**GOAL:** Copy the listing verbatim, excluding any images found in it.

**GIVEN INFORMATION:**
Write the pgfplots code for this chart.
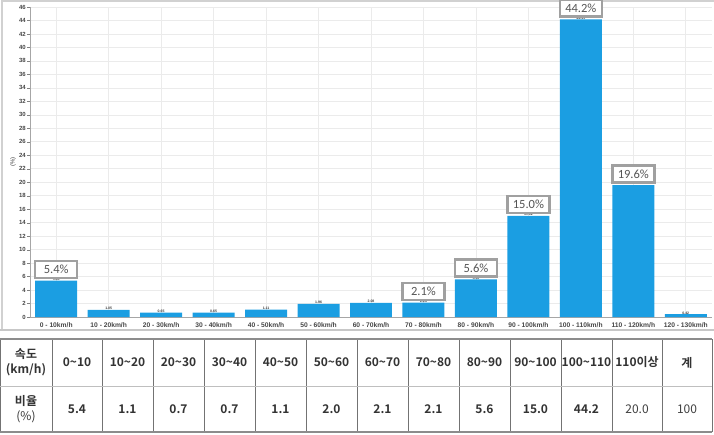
\documentclass[border=0pt]{standalone}
\usepackage{pgfplots}
\pgfplotsset{compat=1.18}
\usepackage{pgfplotstable}
\usepackage{fontspec}
\setmainfont{Liberation Sans}
\newfontfamily\kr{Noto Sans CJK KR}[BoldFont={Noto Sans CJK KR Bold}]
\newfontfamily\labfont{Carlito}
\definecolor{barblue}{RGB}{27,158,226}
\definecolor{boxgray}{RGB}{160,160,160}
\definecolor{labtext}{RGB}{85,85,85}
\definecolor{tick}{RGB}{70,70,70}

\pgfplotstableread{
x val small
0 5.38 5.38
1 1.05 1.05
2 0.65 0.65
3 0.65 0.65
4 1.11 1.11
5 1.96 1.96
6 2.08 2.08
7 2.14 2.14
8 5.58 5.58
9 15.02 15.02
10 44.15 44.15
11 19.58 19.58
12 0.42 0.42
}\bars

\pgfplotstableread{
x val lab
0 5.38 5.4\%
7 2.14 2.1\%
8 5.58 5.6\%
9 15.02 15.0\%
10 44.15 44.2\%
11 19.58 19.6\%
}\boxes

\begin{document}
\begin{tikzpicture}[x=1pt,y=1pt]
\path[use as bounding box] (0,0) rectangle (714,434);
% outer frame of the chart
\draw[black!18, line width=2pt] (1.5,104) -- (1.5,433) -- (714,433);
\draw[black!22, line width=1.5pt] (0,104) -- (714,104);

\begin{axis}[
  at={(30pt,117pt)}, anchor=south west,
  scale only axis, width=682pt, height=310pt,
  xmin=-0.5, xmax=12.5, ymin=0, ymax=46,
  clip=false,
  axis x line*=bottom, axis y line*=left,
  axis line style={black!35},
  ytick={0,2,...,46},
  xtick={0,...,12},
  xticklabels={0 - 10km/h,10 - 20km/h,20 - 30km/h,30 - 40km/h,40 - 50km/h,50 - 60km/h,60 - 70km/h,70 - 80km/h,80 - 90km/h,90 - 100km/h,100 - 110km/h,110 - 120km/h,120 - 130km/h},
  xticklabel style={font=\fontsize{6.7}{7}\selectfont\bfseries, text=tick, inner sep=1pt, yshift=-1pt},
  yticklabel style={font=\fontsize{6}{6.5}\selectfont\bfseries, text=tick, inner sep=1pt},
  /pgf/number format/assume math mode=true,
  major x tick style={draw=none},
  major y tick style={black!50},
  tick align=outside,
  major tick length=3pt,
  grid=major,
  major grid style={black!8, line width=0.6pt},
  ylabel={(\%)},
  ylabel style={font=\fontsize{6}{6.5}\selectfont, text=tick, at={(axis description cs:0,0.5)}, anchor=center, yshift=17pt},
]
\addplot[ybar, bar width=0.8, fill=barblue, draw=none,
  nodes near coords, point meta=explicit symbolic,
  every node near coord/.append style={font=\fontsize{3.5}{4}\selectfont\bfseries, text=black!75, yshift=-3.5pt}]
  table[x=x, y=val, meta=small] {\bars};
\addplot[draw=none, mark=none,
  nodes near coords, point meta=explicit symbolic,
  every node near coord/.append style={anchor=south, yshift=1.5pt, draw=boxgray, line width=2.5pt, fill=white,
    text=labtext, font=\labfont\fontsize{12.5}{13}\selectfont, minimum width=42pt, minimum height=17pt, inner sep=0pt}]
  table[x=x, y=val, meta=lab] {\boxes};
\end{axis}

% table below the chart
\fill[white] (0,2) rectangle (712,95);
\foreach \xx in {52,102,153,204,255,306,357,408,459,510,561,612,662}
  \draw[black!55, line width=0.9pt] (\xx,2) -- (\xx,95);
\draw[black!55, line width=0.9pt] (0.5,2) -- (0.5,95);
\draw[black!55, line width=0.9pt] (712,2) -- (712,95);
\draw[black!25, line width=1pt] (0,48) -- (712,48);
\draw[black!45, line width=1.8pt] (0,95) -- (712,95);
\draw[black!45, line width=1.8pt] (0,2) -- (712,2);

\node[align=center, font=\kr\bfseries\fontsize{12}{15}\selectfont, text=black!80] at (26,71.5) {속도\\(km/h)};
\node[align=center, font=\kr\fontsize{12}{15}\selectfont, text=black!80] at (26,25) {\textbf{비율}\\(\%)};

\foreach \c/\h/\v/\w in {
  77/0\textasciitilde 10/5.4/b,
  127.5/10\textasciitilde 20/1.1/b,
  178.5/20\textasciitilde 30/0.7/b,
  229.5/30\textasciitilde 40/0.7/b,
  280.5/40\textasciitilde 50/1.1/b,
  331.5/50\textasciitilde 60/2.0/b,
  382.5/60\textasciitilde 70/2.1/b,
  433.5/70\textasciitilde 80/2.1/b,
  484.5/80\textasciitilde 90/5.6/b,
  535.5/90\textasciitilde 100/15.0/b,
  586.5/100\textasciitilde 110/44.2/b,
  637/110이상/20.0/n,
  687/계/100/n}
{
  \node[font=\kr\bfseries\fontsize{12}{14}\selectfont, text=black!80, inner sep=0pt] at (\c,71.5) {\h};
  \if b\w
    \node[font=\kr\bfseries\fontsize{12}{14}\selectfont, text=black!80] at (\c,25) {\v};
  \else
    \node[font=\kr\fontsize{12}{14}\selectfont, text=black!75] at (\c,25) {\v};
  \fi
}
\end{tikzpicture}
\end{document}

**WRITTEN RESPONSE:**
Write the pgfplots code for this chart.
\documentclass[border=0pt]{standalone}
\usepackage{pgfplots}
\pgfplotsset{compat=1.18}
\usepackage{pgfplotstable}
\usepackage{fontspec}
\setmainfont{Liberation Sans}
\newfontfamily\kr{Noto Sans CJK KR}[BoldFont={Noto Sans CJK KR Bold}]
\newfontfamily\labfont{Carlito}
\definecolor{barblue}{RGB}{27,158,226}
\definecolor{boxgray}{RGB}{160,160,160}
\definecolor{labtext}{RGB}{85,85,85}
\definecolor{tick}{RGB}{70,70,70}

\pgfplotstableread{
x val small
0 5.38 5.38
1 1.05 1.05
2 0.65 0.65
3 0.65 0.65
4 1.11 1.11
5 1.96 1.96
6 2.08 2.08
7 2.14 2.14
8 5.58 5.58
9 15.02 15.02
10 44.15 44.15
11 19.58 19.58
12 0.42 0.42
}\bars

\pgfplotstableread{
x val lab
0 5.38 5.4\%
7 2.14 2.1\%
8 5.58 5.6\%
9 15.02 15.0\%
10 44.15 44.2\%
11 19.58 19.6\%
}\boxes

\begin{document}
\begin{tikzpicture}[x=1pt,y=1pt]
\path[use as bounding box] (0,0) rectangle (714,434);
% outer frame of the chart
\draw[black!18, line width=2pt] (1.5,104) -- (1.5,433) -- (714,433);
\draw[black!22, line width=1.5pt] (0,104) -- (714,104);

\begin{axis}[
  at={(30pt,117pt)}, anchor=south west,
  scale only axis, width=682pt, height=310pt,
  xmin=-0.5, xmax=12.5, ymin=0, ymax=46,
  clip=false,
  axis x line*=bottom, axis y line*=left,
  axis line style={black!35},
  ytick={0,2,...,46},
  xtick={0,...,12},
  xticklabels={0 - 10km/h,10 - 20km/h,20 - 30km/h,30 - 40km/h,40 - 50km/h,50 - 60km/h,60 - 70km/h,70 - 80km/h,80 - 90km/h,90 - 100km/h,100 - 110km/h,110 - 120km/h,120 - 130km/h},
  xticklabel style={font=\fontsize{6.7}{7}\selectfont\bfseries, text=tick, inner sep=1pt, yshift=-1pt},
  yticklabel style={font=\fontsize{6}{6.5}\selectfont\bfseries, text=tick, inner sep=1pt},
  /pgf/number format/assume math mode=true,
  major x tick style={draw=none},
  major y tick style={black!50},
  tick align=outside,
  major tick length=3pt,
  grid=major,
  major grid style={black!8, line width=0.6pt},
  ylabel={(\%)},
  ylabel style={font=\fontsize{6}{6.5}\selectfont, text=tick, at={(axis description cs:0,0.5)}, anchor=center, yshift=17pt},
]
\addplot[ybar, bar width=0.8, fill=barblue, draw=none,
  nodes near coords, point meta=explicit symbolic,
  every node near coord/.append style={font=\fontsize{3.5}{4}\selectfont\bfseries, text=black!75, yshift=-3.5pt}]
  table[x=x, y=val, meta=small] {\bars};
\addplot[draw=none, mark=none,
  nodes near coords, point meta=explicit symbolic,
  every node near coord/.append style={anchor=south, yshift=1.5pt, draw=boxgray, line width=2.5pt, fill=white,
    text=labtext, font=\labfont\fontsize{12.5}{13}\selectfont, minimum width=42pt, minimum height=17pt, inner sep=0pt}]
  table[x=x, y=val, meta=lab] {\boxes};
\end{axis}

% table below the chart
\fill[white] (0,2) rectangle (712,95);
\foreach \xx in {52,102,153,204,255,306,357,408,459,510,561,612,662}
  \draw[black!55, line width=0.9pt] (\xx,2) -- (\xx,95);
\draw[black!55, line width=0.9pt] (0.5,2) -- (0.5,95);
\draw[black!55, line width=0.9pt] (712,2) -- (712,95);
\draw[black!25, line width=1pt] (0,48) -- (712,48);
\draw[black!45, line width=1.8pt] (0,95) -- (712,95);
\draw[black!45, line width=1.8pt] (0,2) -- (712,2);

\node[align=center, font=\kr\bfseries\fontsize{12}{15}\selectfont, text=black!80] at (26,71.5) {속도\\(km/h)};
\node[align=center, font=\kr\fontsize{12}{15}\selectfont, text=black!80] at (26,25) {\textbf{비율}\\(\%)};

\foreach \c/\h/\v/\w in {
  77/0\textasciitilde 10/5.4/b,
  127.5/10\textasciitilde 20/1.1/b,
  178.5/20\textasciitilde 30/0.7/b,
  229.5/30\textasciitilde 40/0.7/b,
  280.5/40\textasciitilde 50/1.1/b,
  331.5/50\textasciitilde 60/2.0/b,
  382.5/60\textasciitilde 70/2.1/b,
  433.5/70\textasciitilde 80/2.1/b,
  484.5/80\textasciitilde 90/5.6/b,
  535.5/90\textasciitilde 100/15.0/b,
  586.5/100\textasciitilde 110/44.2/b,
  637/110이상/20.0/n,
  687/계/100/n}
{
  \node[font=\kr\bfseries\fontsize{12}{14}\selectfont, text=black!80, inner sep=0pt] at (\c,71.5) {\h};
  \if b\w
    \node[font=\kr\bfseries\fontsize{12}{14}\selectfont, text=black!80] at (\c,25) {\v};
  \else
    \node[font=\kr\fontsize{12}{14}\selectfont, text=black!75] at (\c,25) {\v};
  \fi
}
\end{tikzpicture}
\end{document}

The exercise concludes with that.